Clearly, the stunt casting, the biopic's main course, is what's hot on the menu here. In Radcliffe's tiny hands Ginsberg is a tousled, pubertal Harry Potter but without the temper or quick thinking. This Ginsberg is mostly a mousey observer, pining silently for Carr and pissing off his formalist lit prof with a scandalous "what about Walt Whitman?" The story is framed as Ginsberg's coming of age, but, as in so many films working from life, the arc must be forced and then buttoned down with the inevitable paragraphs of life summary at movie's end. Radcliffe's take on an extroverted Newark Jew isn't so un-Hogwartsy that Ginsberg himself ever comes to mind, but that would be distracting, wouldn't it? The eventual initiation into cruising and sex actually feels more on the nose — it always seemed a matter of time, after much furtive wand-stroking, until 'Arry decided he liked sailors.

DeHaan, for his part, has the impossible burden of impersonating a counterculture life force, jumping on library tables and yelling in public, but at least he's not required to approximate the famous. (After prison, Carr stayed out of the limelight as an editor at United Press for 47 years.) Jack Huston's Jack Kerouac is forgettable, but Ben Foster's William S. Burroughs is a dead-on riff and the movie's only reliable source of comic relief. Evoking Burroughs's laconic manner and crispy muttering, Foster doesn't quite attain the spacey weirdness of Peter Weller's Burroughs in David Cronenberg's Naked Lunch, but his wary, funereal presence is a gift, playing like the thoughtful hound dog in a room of troublesome kittens.

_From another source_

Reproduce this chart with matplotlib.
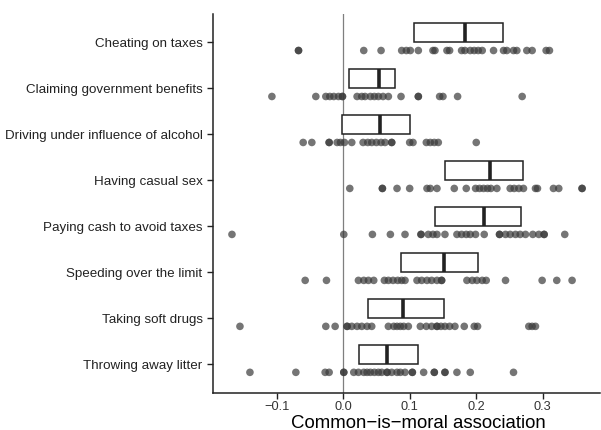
import numpy as np
import matplotlib
matplotlib.use("Agg")
import matplotlib.pyplot as plt

plt.rcParams['font.family'] = ['Liberation Sans', 'DejaVu Sans']

# behaviours, top to bottom
behaviours = [
    "Cheating on taxes",
    "Claiming government benefits",
    "Driving under influence of alcohol",
    "Having casual sex",
    "Paying cash to avoid taxes",
    "Speeding over the limit",
    "Taking soft drugs",
    "Throwing away litter",
]

# per-country association estimates
cheating = [-0.067, -0.067, 0.031, 0.057, 0.088, 0.095, 0.101, 0.113, 0.135, 0.138,
            0.156, 0.160, 0.178, 0.183, 0.191, 0.197, 0.203, 0.209, 0.226, 0.241,
            0.246, 0.256, 0.261, 0.276, 0.284, 0.305, 0.310]
claiming = [-0.107, -0.041, -0.026, -0.020, -0.014, -0.007, -0.001, -0.001, 0.021, 0.028,
            0.033, 0.041, 0.047, 0.053, 0.060, 0.068, 0.087, 0.113, 0.113, 0.145,
            0.150, 0.172, 0.269]
driving = [-0.060, -0.047, -0.021, -0.021, -0.009, -0.004, 0.002, 0.013, 0.030, 0.037,
           0.043, 0.050, 0.057, 0.063, 0.073, 0.073, 0.100, 0.105, 0.125, 0.131,
           0.137, 0.143, 0.200]
casual_sex = [0.010, 0.059, 0.059, 0.081, 0.100, 0.126, 0.131, 0.141, 0.167, 0.185,
              0.199, 0.205, 0.211, 0.217, 0.222, 0.231, 0.251, 0.257, 0.264, 0.271,
              0.289, 0.292, 0.316, 0.324, 0.359, 0.359]
paying_cash = [-0.167, 0.001, 0.044, 0.071, 0.093, 0.117, 0.117, 0.128, 0.135, 0.141,
               0.153, 0.171, 0.178, 0.185, 0.191, 0.199, 0.212, 0.235, 0.235, 0.244,
               0.251, 0.259, 0.266, 0.274, 0.285, 0.294, 0.302, 0.302, 0.333]
speeding = [-0.057, -0.025, 0.023, 0.031, 0.038, 0.046, 0.062, 0.068, 0.075, 0.082,
            0.088, 0.093, 0.111, 0.118, 0.126, 0.133, 0.141, 0.148, 0.148, 0.186,
            0.194, 0.201, 0.209, 0.215, 0.244, 0.299, 0.321, 0.344]
soft_drugs = [-0.155, -0.026, -0.012, 0.006, 0.006, 0.013, 0.021, 0.028, 0.036, 0.043,
              0.068, 0.076, 0.081, 0.086, 0.091, 0.098, 0.116, 0.125, 0.133, 0.141,
              0.141, 0.147, 0.153, 0.160, 0.168, 0.182, 0.197, 0.202, 0.279, 0.284, 0.289]
litter = [-0.140, -0.071, -0.027, -0.021, 0.001, 0.001, 0.016, 0.023, 0.031, 0.036,
          0.041, 0.047, 0.053, 0.058, 0.066, 0.066, 0.073, 0.081, 0.086, 0.093,
          0.104, 0.104, 0.121, 0.137, 0.137, 0.153, 0.153, 0.171, 0.191, 0.256]
points = [cheating, claiming, driving, casual_sex, paying_cash, speeding, soft_drugs, litter]

# box summaries (lower quartile, median, upper quartile)
q1 = [0.106, 0.0095, -0.002, 0.153, 0.138, 0.087, 0.037, 0.0245]
med = [0.183, 0.0546, 0.0552, 0.220, 0.2116, 0.152, 0.0898, 0.0657]
q3 = [0.240, 0.0785, 0.1008, 0.271, 0.267, 0.2025, 0.151, 0.113]

fig = plt.figure(figsize=(6.01, 4.30), dpi=100)
ax = fig.add_axes([0.3544, 0.086, 0.644, 0.881])

ax.axvline(0, color='#7f7f7f', lw=0.9, zorder=0)

pos = np.arange(len(behaviours))
box_h = 0.41
stats = [dict(q1=a, med=m, q3=b, whislo=a, whishi=b, fliers=[])
         for a, m, b in zip(q1, med, q3)]
ax.bxp(stats, positions=pos - box_h / 2, widths=box_h, vert=False,
       showcaps=False, showfliers=False, patch_artist=True,
       boxprops=dict(facecolor='white', edgecolor='#222222', lw=1.1),
       whiskerprops=dict(lw=0),
       medianprops=dict(color='#222222', lw=2.6, solid_capstyle='butt'),
       manage_ticks=False)

for i, vals in enumerate(points):
    ax.scatter(vals, np.full(len(vals), i + 0.18), s=30, color='#3a3a3a',
               alpha=0.7, edgecolors='none', zorder=3)

ax.set_ylim(len(behaviours) - 1 + 0.63, -0.61)
ax.set_xlim(-0.1955, 0.386)
ax.set_yticks(pos)
ax.set_yticklabels(behaviours, fontsize=9.6, color='#222222')
ax.set_xticks([-0.1, 0.0, 0.1, 0.2, 0.3])
ax.set_xticklabels(['\u22120.1', '0.0', '0.1', '0.2', '0.3'], fontsize=9.2, color='#333333')
ax.set_xlabel('Common\u2212is\u2212moral association', fontsize=13.4, labelpad=0)
ax.xaxis.set_label_coords(0.53, -0.057, transform=ax.transAxes)
ax.xaxis.label.set_va('top')

for s in ['top', 'right']:
    ax.spines[s].set_visible(False)
for s in ['left', 'bottom']:
    ax.spines[s].set_linewidth(1.1)
    ax.spines[s].set_color('#222222')
ax.tick_params(length=4, width=1.0, color='#222222')
ax.tick_params(axis='x', pad=1.5)

fig.savefig('out.png', dpi=100)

With so much talent on hand (including Jennifer Jason Leigh as Ginsberg's deranged mother and Elizabeth Olsen as Kerouac's soon-to-be-shotgun-wife, Edie Parker), Krokidas seems torn about actually attending to the plot, and Hall's bearded menace appears only intermittently, out of mind when he's not making a scene in front of a startled Ginsberg. When the face-off in the park finally arrives, it's almost arbitrary, tricked out with suggestions of Carr's conflicted sexuality and Kammerer's suicidal intent, but remaining essentially something that just happened.

Did you know that Beat poet-pope Gregory Corso spent time in prison as a teenager with Lucky Luciano? That wouldn't make a terrific movie, either. Retro-cool all-star pop history has a seductive way of suggesting a movie adaptation without providing even the slimmest scaffolding for narrative or thematic substance. Krokidas ends up dressing sets, quoting old literary fads ("Ah, Rimbaud!"), and letting his earnest cast fume and chain-smoke in period duds. Kill Your Darlings is an undernourished and over-emphatic film about a petty murder that involved a few writers (Kerouac and Burroughs were brought in for police questioning, scenes Krokidas inexplicably leaves out), and at best might've had life as a Beat-satiric Showtime series — Jack & Bill & Lu & Al at the White Horse, with Jason Schwartzman as Ginsberg. Or maybe not.